Blanche and the Indian man are like pistons that runs the engine; more than minor characters. Then the advice of Miss Gilbey, the headteacher of St. Anne’s, when she left school, runs in her head: ‘think of others, my dear and not too much of yourself.’

The moment Joan admits the flaws in her judgements; the decisions she’s made as to what’s best for her family, another crack – much bigger than the previous ones- emerge: Rodney’s nonchalant attitude over the years and her marriage that has gone amiss. For quite sometime. As she turns her focus in the aftermath of Rodney’s breakdown, she sees her life differently.

 Nor did I wonder at the lily’s white

Nor praise the deep vermillion in the rose,

They were but sweet, but figures of delight,

    Drawn after you, you pattern of all those.

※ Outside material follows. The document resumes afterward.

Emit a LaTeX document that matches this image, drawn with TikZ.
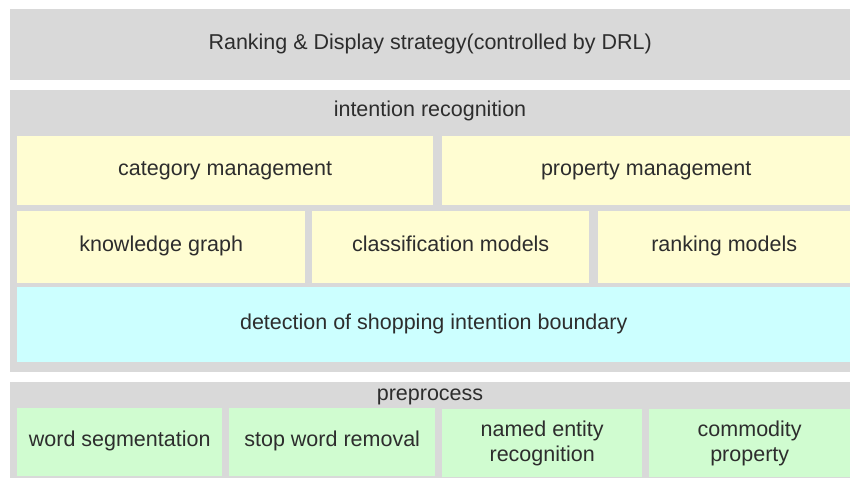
\documentclass[tikz,border=0pt]{standalone}
\usepackage{fontspec}
\setmainfont{Liberation Sans}
\definecolor{panelgray}{RGB}{217,217,217}
\definecolor{paleyellow}{RGB}{255,253,210}
\definecolor{palecyan}{RGB}{204,255,255}
\definecolor{palegreen}{RGB}{208,252,208}
\definecolor{inkgray}{RGB}{45,45,45}
\usetikzlibrary{positioning}

\begin{document}
\begin{tikzpicture}[
    x=1pt, y=-1pt,
    block/.style={
      rectangle,
      inner sep=0pt,
      anchor=north west,
      align=center,
      text=inkgray,
      font=\fontsize{21.5}{25}\selectfont
    },
    oneline/.style={text height=1.0em, text depth=0.12em},
    panel/.style={block, oneline, fill=panelgray},
    concept/.style={block, oneline, fill=paleyellow},
    detect/.style={block, oneline, fill=palecyan},
    prep/.style={block, fill=palegreen},
    title/.style={inner sep=0pt, oneline, text=inkgray, font=\fontsize{21.5}{25}\selectfont}
  ]
    \useasboundingbox (0,0) rectangle (850,481);

    % Top layer
    \node (ranking) [panel, minimum width=840pt, minimum height=71pt] at (10,9) {Ranking \& Display strategy(controlled by DRL)};

    % Intention recognition layer
    \node (intent) [panel, minimum width=840pt, minimum height=282pt] at (10,90) {};
    \node (intenttitle) [title] at (430,112) {intention recognition};
    \node (category) [concept, minimum width=416pt, minimum height=69pt] at (17,136) {category management};
    \node (property) [concept, minimum width=408pt, minimum height=69pt] at (442,136) {property management};
    \node (knowledge) [concept, minimum width=288pt, minimum height=72pt] at (17,211) {knowledge graph};
    \node (classify) [concept, minimum width=277pt, minimum height=72pt] at (312,211) {classification models};
    \node (rankmodels) [concept, minimum width=252pt, minimum height=72pt] at (598,211) {ranking models};
    \node (boundary) [detect, minimum width=833pt, minimum height=75pt] at (17,287) {detection of shopping intention boundary};

    % Preprocess layer
    \node (pre) [panel, minimum width=840pt, minimum height=96pt] at (10,382) {};
    \node (pretitle) [title] at (430,396) {preprocess};
    \node (segment) [prep, oneline, minimum width=205pt, minimum height=68pt] at (17,408) {word segmentation};
    \node (stopword) [prep, oneline, minimum width=206pt, minimum height=68pt] at (229,408) {stop word removal};
    \node (entity) [prep, minimum width=200pt, minimum height=68pt] at (442,409) {named entity\\recognition};
    \node (commodity) [prep, minimum width=201pt, minimum height=68pt] at (649,409) {commodity\\property};

  \end{tikzpicture}
\end{document}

Rodney Scudamore is spotted by his wife wearing red rhododendrons on his lapel – the spring flowering species- in the churchyard.  An interesting substitute to ‘the deep vermillion in rose’ in the sonnet, for rhododendron means ‘rose’ and ‘tree’ in ancient Greek  

In a twist for which Christie has been famous, her clever use of the sonnet for her euphemism to a late-flowering affection is apparent. Joan has worked out herself and declares defeat.

Thus, this is not a story of a woman having an epiphany in her solitude. This is a story of a spectator to an unconsummated love, born from the shared interest in which Joan has no part.  The last proud-pied April comes before the devastating May that marks the other woman’s passing.

Yet it seemed it winter still, and,

You away,

As with your shadow I with these did play

Alas, Joan is the Saturn; the winter in Near Eastern that is ‘moving’ towards England. Yet she carries the shadow of the love little did she realise flourish for years under her very eye.

P.S. If any displeasure can be highlighted is the fact that the Baghdad Railway was completed in 1940. Thus, there couldn’t be any trains running beyond Mosul in 1936. Also, Tell Abu Hamid is a small-populated town in the district of ash-Sharqiyah in Egypt (in the eastern side of Jordan valley) and not in Syria as suggested.